The remaining chapters are also excellent, although none stood out as strongly as Zegart’s writing. Additional topics include the 2002 anthrax attacks, theft prevention in pharmaceutical and casino industries, and green-on-blue attacks in Afghanistan. The 2002 anthrax case tracks a mentally disturbed worker handling dangerous diseases who evaded regular security practices and any identification by management for his unusual behavior. The industry chapter studies activities similar to nuclear material management through highlighting how careful handling practices can track discrepancies. The green-on-blue chapter examines attacks from Afghani soldiers against US trainers during counterinsurgent operations but translated the least to protecting a nuclear facility.

The final chapter summarizes the worst nuclear security practices to foster desired or corrective actions.

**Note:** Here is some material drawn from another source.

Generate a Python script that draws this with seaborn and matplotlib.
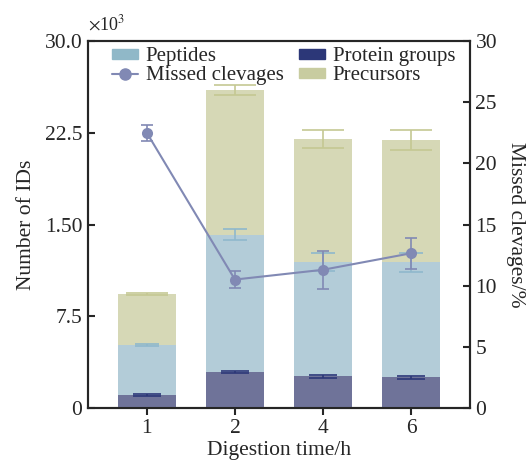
import matplotlib
matplotlib.use('Agg')
import matplotlib.pyplot as plt
import seaborn as sns
import pandas as pd
from matplotlib.patches import Patch
from matplotlib.lines import Line2D

times = ['1', '2', '4', '6']
precursors = [9.32, 26.0, 22.0, 21.9]
precursors_err = [0.08, 0.4, 0.75, 0.8]
peptides = [5.12, 14.15, 11.94, 11.9]
peptides_err = [0.08, 0.45, 0.7, 0.8]
protein_groups = [1.06, 2.94, 2.59, 2.51]
protein_err = [0.05, 0.05, 0.12, 0.12]
missed = [22.5, 10.5, 11.3, 12.65]
missed_err = [0.67, 0.67, 1.55, 1.25]

df = pd.DataFrame({'time': times, 'Precursors': precursors, 'Peptides': peptides,
                   'Protein groups': protein_groups, 'Missed': missed})

sns.set_style('ticks')
plt.rcParams['font.family'] = ['Liberation Serif', 'DejaVu Serif']
plt.rcParams['mathtext.fontset'] = 'stix'
plt.rcParams['font.size'] = 15.5

fig = plt.figure(figsize=(5.28, 4.69), dpi=100)
ax = fig.add_axes([0.1667, 0.130, 0.7233, 0.7826])

sns.barplot(data=df, x='time', y='Precursors', color='#D6D8B6', width=0.66, saturation=1, linewidth=0, ax=ax, zorder=1)
sns.barplot(data=df, x='time', y='Peptides', color='#B3CCD8', width=0.66, saturation=1, linewidth=0, ax=ax, zorder=2)
sns.barplot(data=df, x='time', y='Protein groups', color='#6F7399', width=0.66, saturation=1, linewidth=0, ax=ax, zorder=3)

xs = range(len(times))
ax.errorbar(xs, precursors, yerr=precursors_err, fmt='none', ecolor='#C5C893', capsize=15, elinewidth=1.2, capthick=1.2, zorder=4)
ax.errorbar(xs, peptides, yerr=peptides_err, fmt='none', ecolor='#8FB8CC', capsize=8.5, elinewidth=1.2, capthick=1.2, zorder=4)
ax.errorbar(xs, protein_groups, yerr=protein_err, fmt='none', ecolor='#2C3778', capsize=10, elinewidth=1.2, capthick=1.2, zorder=4)

ax.set_xlim(-0.667, 3.667)
ax.set_ylim(0, 30)
ax.set_yticks([0, 7.5, 15, 22.5, 30])
ax.set_yticklabels(['0', '7.5', '1.50', '22.5', '30.0'])
ax.set_xlabel('Digestion time/h', labelpad=2)
ax.set_ylabel('Number of IDs', labelpad=6)
ax.tick_params(axis='y', direction='in', length=5, width=1.5, pad=4)
ax.tick_params(axis='x', direction='out', length=5, width=1.5, pad=3)
for s in ax.spines.values():
    s.set_linewidth(1.5)
ax.text(0.0, 1.02, r'$\times$10$^3$', transform=ax.transAxes, fontsize=13, va='bottom', ha='left')

ax2 = ax.twinx()
ax2.errorbar(xs, missed, yerr=missed_err, fmt='none', ecolor='#8189B4', capsize=4, elinewidth=1.2, capthick=1.2, zorder=5)
sns.lineplot(x=list(xs), y=missed, ax=ax2, color='#8189B4', marker='o', markersize=8,
             markeredgewidth=0, linewidth=1.5, zorder=6)
ax2.set_ylim(0, 30)
ax2.set_yticks([0, 5, 10, 15, 20, 25, 30])
ax2.set_ylabel('Missed clevages/%', rotation=270, labelpad=20)
ax2.tick_params(axis='y', direction='in', length=5, width=1.5, pad=4)
for s in ax2.spines.values():
    s.set_linewidth(1.5)
ax2.set_xlim(-0.667, 3.667)

handles = [Patch(color='#90B8C8'), Line2D([], [], color='#8189B4', marker='o', markersize=8, linewidth=1.5),
           Patch(color='#2C3778'), Patch(color='#C8CCA0')]
labels = ['Peptides', 'Missed clevages', 'Protein groups', 'Precursors']
ax2.legend(handles, labels, ncol=2, loc='upper left', bbox_to_anchor=(0.042, 1.005), borderaxespad=0,
           frameon=False, handlelength=1.25, handleheight=0.35, columnspacing=0.75, labelspacing=0.0,
           handletextpad=0.35, fontsize=15)

fig.savefig('out.png', dpi=100)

Most are standard security maxims such as understanding that an insider threat exists, knowing that not all systemic red flags are obvious, and realizing that not all insiders operate independently. Each worst practice is accompanied by a discussion on avoiding pitfalls and implementing security guardrails. For instance, not all detrimental insider actions are malicious. Employees can introduce the worst risks by trying to speed work processes or bypassing suspicious coworker behavior to meet timelines. Each bad practice considers the worst possible outcome, the result if one only slightly mitigates the issue, and the most secure solution. The identified practices should be a starting point for those who protect secure facilities.

On many occasions, I have found myself reviewing a text and wishing the author(s) knew when to stop writing. In this case, the opposite holds true as I wish Insider Threats contained additional high-quality material and cases. While the five cases presented were constructive (although the green-on-blue chapter was less focused), at the same time, I desired more meat in the sandwich. As the work is based on two separate seminars over three years apart, Bunn and Sagan should have had ample opportunity to find additional examples. The cases presented are likely the best, but a few more examples of protecting organizations from insider threat would have been useful. Possible topics that spring to mind are disgruntled employees during administrative change like elections, victims of covered-up organizational crimes as in the “Me Too” movement, or even how whistleblower events affect organizational cultures.

Insider Threats delivers a quick, insightful read into serious issues faced by those guarding sensitive material from those with ill intent. Each chapter presents a different case in the context of abstracting nuclear material protection lessons. While the cases were slightly dated at the time of this review, the lessons learned remain applicable. Those who work with sensitive material, from classified information to highly valuable goods or even protected corporate data, should place this volume as the next read on their list.

Lt Col Mark T. Peters II, USAF, Retired

The views expressed in the book review are those of the author(s) and do not reflect the official policy or position of the US government or the Department of Defense.